Chocolate Fudge Topping

Ingredients

75 g sugar
75 ml evaporated milk
100 g dark chocolate
40 g butter
2 or 3 drops vanilla essence

Method

  1. Put the sugar and evaporated milk into a pan. Bring it gently to heat, stirring until all the sugar is dissolved.
  2. Bring to the boil.
  3. TAKE OUT THE SPOON and boil without stirring for 6 mins.
  4. Remove from the heat and stir in the broken chocolate.
  5. When the chocolate is melted, stir in the butter and vanilla and whisk until smooth.
    • Leave to cool before using.
    • Stirring causes granulation, which make the mixture feel gritty.
    • If doubling the amounts, boil for an additional one or two minutes.
    • Best warm.

    Chocolate Chip Cookie Dough

    Ingredients

    225 g plain flour
    175 g caster sugar
    1 tsp vanilla essence
    1 tsp baking powder
    1 egg, beaten
    chocolate, chopped or chips

    Method

    1. Mix the flour, baking powder together and rub in the butter to “breadcrumb” texture.
    2. Stir in the sugar, vanilla and beaten egg.  
    3. Mix to a smooth dough and knead for 2 minutes.
    4. Add in the chopped chocolate.

    This may be eaten as 'dough', or...

    1. Refrigerate for 15 mins, in a 5cm diameter roll.
    2. Preheat the oven to 190℃.
    3. Chop into slices, and place on a greased baking sheet.
    4. Sprinkle with a little sugar.
    5. Cook in the oven for 10 mins or until brown.

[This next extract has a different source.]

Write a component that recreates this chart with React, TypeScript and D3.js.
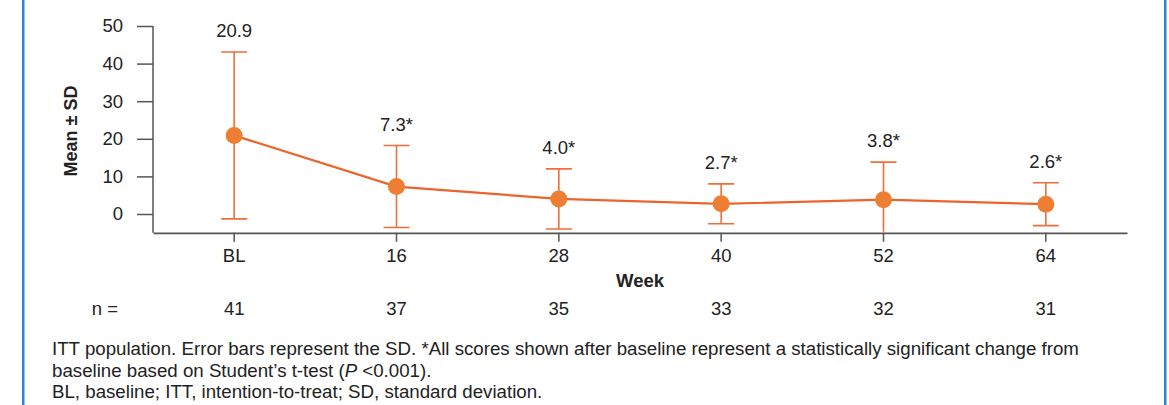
import React, { useEffect, useRef } from 'react';
import * as d3 from 'd3';

// chart data
const weeks = ['BL', '16', '28', '40', '52', '64'];
const means = [20.9, 7.3, 4.0, 2.7, 3.8, 2.6];
const sds = [22.2, 10.9, 8.0, 5.3, 10.0, 5.7];
const valueLabels = ['20.9', '7.3*', '4.0*', '2.7*', '3.8*', '2.6*'];
const nCounts = [41, 37, 35, 33, 32, 31];
const yTicks = [0, 10, 20, 30, 40, 50];
const footnotes = [
  'ITT population. Error bars represent the SD. *All scores shown after baseline represent a statistically significant change from',
  'baseline based on Student\u2019s t-test (|P| <0.001).',
  'BL, baseline; ITT, intention-to-treat; SD, standard deviation.',
];

const FONT = '"Liberation Sans", Arial, sans-serif';
const FS = 18.5;
const ORANGE_LINE = '#EB642A';
const ORANGE_DOT = '#EE7E33';
const ORANGE_BAR = '#F06E3A';
const AXIS = '#555555';
const TEXT = '#222222';

const App = () => {
  const svgRef = useRef<SVGSVGElement>(null);

  useEffect(() => {
    const width = 1169;
    const height = 405;
    const svg = d3.select(svgRef.current)
      .attr('width', width)
      .attr('height', height);
    svg.selectAll('*').remove();

    // blue frame edges
    svg.append('rect').attr('x', 22).attr('y', 0).attr('width', 2.5).attr('height', height).attr('fill', '#2B87CF');
    svg.append('rect').attr('x', 1164).attr('y', 0).attr('width', 2.5).attr('height', height).attr('fill', '#2B87CF');

    const left = 153;
    const right = 1127;
    const top = 26;
    const bottom = 232.8;

    const x = d3.scaleBand<string>().domain(weeks).range([left, right]).padding(0);
    const cx = (w: string) => (x(w) as number) + x.bandwidth() / 2;
    const y = d3.scaleLinear().domain([-5, 50]).range([bottom, top]);

    // y axis
    const yAxis = d3.axisLeft(y).tickValues(yTicks).tickSize(16).tickSizeOuter(0).tickPadding(14);
    const gy = svg.append('g').attr('transform', `translate(${left},0)`).call(yAxis);
    gy.select('.domain').remove();
    gy.append('line').attr('x1', 0).attr('x2', 0).attr('y1', top).attr('y2', bottom).attr('stroke', AXIS).attr('stroke-width', 1.5);
    gy.selectAll('.tick line').attr('stroke', AXIS).attr('stroke-width', 1.5);
    gy.selectAll('.tick text').attr('fill', TEXT).attr('font-size', FS).attr('font-family', FONT);

    // x axis
    const xAxis = d3.axisBottom(x).tickSize(9).tickSizeOuter(0).tickPadding(7);
    const gx = svg.append('g').attr('transform', `translate(0,${bottom})`).call(xAxis);
    gx.select('.domain').attr('stroke', AXIS).attr('stroke-width', 1.8);
    gx.selectAll('.tick line').attr('stroke', AXIS).attr('stroke-width', 1.5);
    gx.selectAll('.tick text').attr('fill', TEXT).attr('font-size', FS).attr('font-family', FONT);

    // axis titles
    svg.append('text')
      .attr('transform', `translate(76.5,131) rotate(-90)`)
      .attr('text-anchor', 'middle')
      .attr('font-family', FONT)
      .attr('font-weight', 'bold')
      .attr('font-size', 18)
      .attr('fill', TEXT)
      .text('Mean \u00b1 SD');

    svg.append('text')
      .attr('x', (left + right) / 2)
      .attr('y', 287)
      .attr('text-anchor', 'middle')
      .attr('font-family', FONT)
      .attr('font-weight', 'bold')
      .attr('font-size', FS)
      .attr('fill', TEXT)
      .text('Week');

    // error bars (clipped at axis)
    const clipId = 'plot-clip';
    svg.append('clipPath').attr('id', clipId)
      .append('rect').attr('x', left).attr('y', 0).attr('width', right - left).attr('height', bottom - 1);

    const bars = svg.append('g').attr('clip-path', `url(#${clipId})`)
      .selectAll('g.err')
      .data(weeks)
      .enter()
      .append('g')
      .attr('class', 'err');

    bars.append('line')
      .attr('x1', d => cx(d)).attr('x2', d => cx(d))
      .attr('y1', (d, i) => y(means[i] + sds[i]))
      .attr('y2', (d, i) => y(means[i] - sds[i]))
      .attr('stroke', ORANGE_BAR).attr('stroke-width', 1.6);
    [1, -1].forEach(sign => {
      bars.append('line')
        .attr('x1', d => cx(d) - 13).attr('x2', d => cx(d) + 13)
        .attr('y1', (d, i) => y(means[i] + sign * sds[i]))
        .attr('y2', (d, i) => y(means[i] + sign * sds[i]))
        .attr('stroke', ORANGE_BAR).attr('stroke-width', 1.6);
    });

    // mean line
    const line = d3.line<string>()
      .x(d => cx(d))
      .y((d, i) => y(means[i]));
    svg.append('path')
      .datum(weeks)
      .attr('d', line)
      .attr('fill', 'none')
      .attr('stroke', ORANGE_LINE)
      .attr('stroke-width', 2.2);

    svg.selectAll('circle.pt')
      .data(weeks)
      .enter()
      .append('circle')
      .attr('class', 'pt')
      .attr('cx', d => cx(d))
      .attr('cy', (d, i) => y(means[i]))
      .attr('r', 8.5)
      .attr('fill', ORANGE_DOT);

    // value labels above the error bars
    svg.selectAll('text.val')
      .data(weeks)
      .enter()
      .append('text')
      .attr('class', 'val')
      .attr('x', d => cx(d))
      .attr('y', (d, i) => y(means[i] + sds[i]) - 15)
      .attr('text-anchor', 'middle')
      .attr('font-family', FONT)
      .attr('font-size', FS)
      .attr('fill', TEXT)
      .text((d, i) => valueLabels[i]);

    // n row
    svg.append('text')
      .attr('x', 118).attr('y', 315)
      .attr('text-anchor', 'end')
      .attr('font-family', FONT).attr('font-size', FS).attr('fill', TEXT)
      .text('n =');
    svg.selectAll('text.n')
      .data(weeks)
      .enter()
      .append('text')
      .attr('class', 'n')
      .attr('x', d => cx(d))
      .attr('y', 315)
      .attr('text-anchor', 'middle')
      .attr('font-family', FONT).attr('font-size', FS).attr('fill', TEXT)
      .text((d, i) => nCounts[i]);

    // footnotes
    const fn = svg.append('g');
    footnotes.forEach((t, i) => {
      const txt = fn.append('text')
        .attr('x', 52)
        .attr('y', 355 + i * 21.7)
        .attr('font-family', FONT).attr('font-size', 18.7).attr('fill', TEXT);
      t.split('|').forEach((part, j) => {
        txt.append('tspan')
          .attr('font-style', j % 2 === 1 ? 'italic' : 'normal')
          .text(part);
      });
    });
  }, []);

  return <svg ref={svgRef} style={{ position: 'absolute', left: 0, top: 0, background: '#fff' }} />;
};

export default App;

    Chewy Chocolate Cookies

    (Amounts can be halved and you'll still get plenty!)

    You'll need a large mixing bowl (with a mixing spoon) plus a baking tray (and tea spoon).
    A wire cooling rack would also be useful.

    Ingredients

    1¼ cup 250 g butter or margarine, softened
    2 cups 400 g sugar
    2 eggs
    2 tsp vanilla essence
    2 cups 300 g unsifted plain flour
    ¾ cup cocoa powder
    1 tsp baking soda (bicarbonate of soda)
    ½ tsp salt
    1 cup finely chopped nuts (optional)

    Method

    Preheat the oven to 175°C.

    1. Cream the butter (or margarine) and sugar in a large bowl then blend in the eggs and vanilla.
    2. Add the flour, cocoa, baking soda and stir the mixture together.
    3. Stir in the nuts, if desired.
    4. Drop the mixture, by teaspoon, onto an ungreased cookie sheet. Bake for 8 to 9 minutes.
      Do not over bake. The cookies will be soft. They puff up while baking and flatten while cooling.
    5. Cool on the cookie sheet until completely set (about 10 minutes) then remove to a wire rack to cool completely.
    Makes about 4½ dozen.

    Hot Chocolate Sauce

    Ingredients

    300 ml milk
    75 g caster sugar
    1 tsp vanilla essence
    2 tsp cornflour
    50 g plain chocolate (at least), broken into pieces
    25 g butter

    Method

    1. Put the sugar and vanilla essence in a saucepan with most of the milk. Mix the cornflour with the remaining milk and add.
    2. Continue stirring over a low heat until all the sugar has dissolved and the mixture is smooth.
    3. Increase the heat and boil briskly until the sauce has thickened.
    4. Remove from the heat and stir in the broken chocolate and butter. Beat together until glossy.
    5. Pour into a suitably sized jug or gravy boat and serve with ice-cream and/or warm vanilla sponge.
    This sauce can be frozen in containers. Reheat in a saucepan.